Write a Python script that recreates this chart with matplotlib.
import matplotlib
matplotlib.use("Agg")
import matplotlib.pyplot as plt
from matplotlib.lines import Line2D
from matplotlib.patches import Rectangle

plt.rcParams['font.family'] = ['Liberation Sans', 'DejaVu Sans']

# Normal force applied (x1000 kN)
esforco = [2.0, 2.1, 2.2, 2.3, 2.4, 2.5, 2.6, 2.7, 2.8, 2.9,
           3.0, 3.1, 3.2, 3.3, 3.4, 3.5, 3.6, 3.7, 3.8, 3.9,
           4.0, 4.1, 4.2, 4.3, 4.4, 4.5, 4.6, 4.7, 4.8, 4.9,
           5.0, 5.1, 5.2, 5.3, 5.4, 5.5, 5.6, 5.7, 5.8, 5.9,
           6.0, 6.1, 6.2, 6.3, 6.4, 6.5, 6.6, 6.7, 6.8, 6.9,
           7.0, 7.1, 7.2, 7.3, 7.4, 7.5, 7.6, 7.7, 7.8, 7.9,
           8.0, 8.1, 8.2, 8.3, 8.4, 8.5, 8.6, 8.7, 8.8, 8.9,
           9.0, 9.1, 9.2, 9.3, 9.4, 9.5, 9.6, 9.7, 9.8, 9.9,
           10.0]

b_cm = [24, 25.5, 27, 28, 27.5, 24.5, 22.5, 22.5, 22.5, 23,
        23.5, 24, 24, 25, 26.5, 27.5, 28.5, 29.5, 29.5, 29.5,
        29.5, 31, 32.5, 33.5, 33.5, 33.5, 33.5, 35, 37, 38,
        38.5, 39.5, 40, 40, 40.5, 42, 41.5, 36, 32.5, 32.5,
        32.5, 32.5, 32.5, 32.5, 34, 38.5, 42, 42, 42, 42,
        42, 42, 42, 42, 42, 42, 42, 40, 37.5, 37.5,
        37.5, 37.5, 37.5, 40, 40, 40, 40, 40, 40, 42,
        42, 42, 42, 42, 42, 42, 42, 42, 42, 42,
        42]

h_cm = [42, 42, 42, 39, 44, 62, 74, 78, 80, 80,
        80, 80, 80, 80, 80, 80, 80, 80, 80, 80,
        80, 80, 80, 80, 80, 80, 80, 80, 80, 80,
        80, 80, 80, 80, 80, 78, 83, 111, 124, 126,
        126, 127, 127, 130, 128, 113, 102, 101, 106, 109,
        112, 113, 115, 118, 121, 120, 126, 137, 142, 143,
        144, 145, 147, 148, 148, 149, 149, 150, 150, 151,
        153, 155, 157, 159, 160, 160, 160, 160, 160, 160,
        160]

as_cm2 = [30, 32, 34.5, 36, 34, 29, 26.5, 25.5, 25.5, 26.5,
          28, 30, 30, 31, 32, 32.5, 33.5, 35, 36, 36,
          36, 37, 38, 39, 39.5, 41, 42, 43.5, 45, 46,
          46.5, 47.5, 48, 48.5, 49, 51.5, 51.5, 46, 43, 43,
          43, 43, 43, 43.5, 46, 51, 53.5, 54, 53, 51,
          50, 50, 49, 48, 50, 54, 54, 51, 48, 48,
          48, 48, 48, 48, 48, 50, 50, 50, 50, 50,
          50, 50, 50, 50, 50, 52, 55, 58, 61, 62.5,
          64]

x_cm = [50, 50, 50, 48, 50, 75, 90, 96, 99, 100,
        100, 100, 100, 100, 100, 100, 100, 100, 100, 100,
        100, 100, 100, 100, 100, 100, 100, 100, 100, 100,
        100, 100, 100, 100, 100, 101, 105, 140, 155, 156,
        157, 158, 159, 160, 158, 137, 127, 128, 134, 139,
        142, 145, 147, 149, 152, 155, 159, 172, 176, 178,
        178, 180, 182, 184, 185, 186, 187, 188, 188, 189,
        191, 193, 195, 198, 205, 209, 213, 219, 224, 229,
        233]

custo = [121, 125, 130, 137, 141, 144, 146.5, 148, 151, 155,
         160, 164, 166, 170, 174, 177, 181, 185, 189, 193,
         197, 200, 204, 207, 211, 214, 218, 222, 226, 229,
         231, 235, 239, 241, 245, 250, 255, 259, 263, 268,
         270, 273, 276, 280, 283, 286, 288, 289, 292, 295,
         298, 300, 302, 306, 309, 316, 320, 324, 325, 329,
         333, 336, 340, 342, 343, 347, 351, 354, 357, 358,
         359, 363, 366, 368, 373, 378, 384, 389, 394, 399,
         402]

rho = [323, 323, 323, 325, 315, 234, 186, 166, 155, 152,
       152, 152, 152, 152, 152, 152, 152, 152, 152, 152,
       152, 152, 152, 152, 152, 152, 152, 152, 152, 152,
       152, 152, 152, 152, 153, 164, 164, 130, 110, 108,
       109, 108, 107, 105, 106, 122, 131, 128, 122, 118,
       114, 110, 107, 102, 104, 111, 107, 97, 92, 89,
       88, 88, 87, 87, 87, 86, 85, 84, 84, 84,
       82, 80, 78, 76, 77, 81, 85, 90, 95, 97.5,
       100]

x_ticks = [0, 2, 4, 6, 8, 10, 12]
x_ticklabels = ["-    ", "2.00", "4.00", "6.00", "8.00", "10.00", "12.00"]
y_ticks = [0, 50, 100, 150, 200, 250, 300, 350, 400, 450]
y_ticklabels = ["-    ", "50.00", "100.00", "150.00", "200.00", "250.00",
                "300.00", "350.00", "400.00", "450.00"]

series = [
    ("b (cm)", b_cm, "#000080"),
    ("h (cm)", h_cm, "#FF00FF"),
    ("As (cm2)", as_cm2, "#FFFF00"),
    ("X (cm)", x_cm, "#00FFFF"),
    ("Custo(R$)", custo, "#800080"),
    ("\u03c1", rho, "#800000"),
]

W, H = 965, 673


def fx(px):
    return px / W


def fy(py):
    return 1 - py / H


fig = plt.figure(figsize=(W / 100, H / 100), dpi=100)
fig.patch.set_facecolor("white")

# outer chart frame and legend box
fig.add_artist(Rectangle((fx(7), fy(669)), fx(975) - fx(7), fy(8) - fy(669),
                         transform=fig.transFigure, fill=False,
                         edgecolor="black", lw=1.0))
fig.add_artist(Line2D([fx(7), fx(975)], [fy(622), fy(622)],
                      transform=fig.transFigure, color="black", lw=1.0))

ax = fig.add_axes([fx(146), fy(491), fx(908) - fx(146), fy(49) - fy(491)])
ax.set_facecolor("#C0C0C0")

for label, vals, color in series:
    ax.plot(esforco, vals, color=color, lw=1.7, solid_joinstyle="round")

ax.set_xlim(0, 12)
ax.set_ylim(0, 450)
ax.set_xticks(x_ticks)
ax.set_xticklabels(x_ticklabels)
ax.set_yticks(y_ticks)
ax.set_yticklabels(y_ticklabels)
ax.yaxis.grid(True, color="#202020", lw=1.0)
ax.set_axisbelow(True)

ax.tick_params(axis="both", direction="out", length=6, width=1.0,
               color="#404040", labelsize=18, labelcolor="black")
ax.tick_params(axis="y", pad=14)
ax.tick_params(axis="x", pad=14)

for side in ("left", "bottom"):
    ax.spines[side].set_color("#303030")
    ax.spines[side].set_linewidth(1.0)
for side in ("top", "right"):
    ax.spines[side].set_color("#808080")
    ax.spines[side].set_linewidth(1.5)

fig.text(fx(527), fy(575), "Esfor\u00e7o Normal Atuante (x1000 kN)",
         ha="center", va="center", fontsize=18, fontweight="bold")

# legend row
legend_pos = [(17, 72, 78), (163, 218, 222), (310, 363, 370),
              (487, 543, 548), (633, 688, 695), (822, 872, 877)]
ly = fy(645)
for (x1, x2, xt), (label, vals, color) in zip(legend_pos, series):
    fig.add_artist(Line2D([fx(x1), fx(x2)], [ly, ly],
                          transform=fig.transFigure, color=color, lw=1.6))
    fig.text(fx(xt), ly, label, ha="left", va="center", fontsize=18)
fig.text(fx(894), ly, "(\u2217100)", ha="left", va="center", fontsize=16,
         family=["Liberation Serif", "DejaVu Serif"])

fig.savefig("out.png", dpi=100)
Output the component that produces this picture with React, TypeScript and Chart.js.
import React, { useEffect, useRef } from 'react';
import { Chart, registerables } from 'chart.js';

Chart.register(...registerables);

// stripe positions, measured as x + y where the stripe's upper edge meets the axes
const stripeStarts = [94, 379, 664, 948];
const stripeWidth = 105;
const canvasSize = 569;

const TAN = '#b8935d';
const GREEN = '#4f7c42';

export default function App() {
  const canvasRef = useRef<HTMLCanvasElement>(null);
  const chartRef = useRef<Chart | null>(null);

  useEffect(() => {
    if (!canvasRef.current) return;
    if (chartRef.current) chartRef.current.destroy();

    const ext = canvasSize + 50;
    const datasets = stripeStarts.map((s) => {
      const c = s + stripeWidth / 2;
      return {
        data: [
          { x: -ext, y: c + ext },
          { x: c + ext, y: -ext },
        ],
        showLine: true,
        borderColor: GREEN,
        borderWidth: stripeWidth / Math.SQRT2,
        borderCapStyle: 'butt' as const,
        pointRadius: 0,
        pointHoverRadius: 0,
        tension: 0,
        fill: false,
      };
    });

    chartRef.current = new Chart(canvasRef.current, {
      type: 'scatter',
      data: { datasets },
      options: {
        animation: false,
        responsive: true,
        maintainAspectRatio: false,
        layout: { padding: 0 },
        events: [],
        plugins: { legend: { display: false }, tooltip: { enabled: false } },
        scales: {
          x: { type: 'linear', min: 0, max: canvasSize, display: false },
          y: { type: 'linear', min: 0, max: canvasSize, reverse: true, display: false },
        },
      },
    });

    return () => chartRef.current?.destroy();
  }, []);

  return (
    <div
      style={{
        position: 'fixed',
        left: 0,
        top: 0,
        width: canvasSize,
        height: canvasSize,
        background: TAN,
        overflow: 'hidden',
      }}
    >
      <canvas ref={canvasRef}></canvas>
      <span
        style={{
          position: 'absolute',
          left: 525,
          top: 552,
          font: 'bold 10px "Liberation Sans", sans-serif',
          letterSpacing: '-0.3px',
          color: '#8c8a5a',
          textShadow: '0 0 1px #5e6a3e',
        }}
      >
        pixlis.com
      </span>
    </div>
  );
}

== == ==

Starting at the first line of the listing, retype every line up to and including the one with "plt.rcParams['font.family'] = ['Liberation".

> Solution
Write a Python script that recreates this chart with matplotlib.
import matplotlib
matplotlib.use("Agg")
import matplotlib.pyplot as plt
from matplotlib.lines import Line2D
from matplotlib.patches import Rectangle

plt.rcParams['font.family'] = ['Liberation Sans', 'DejaVu Sans']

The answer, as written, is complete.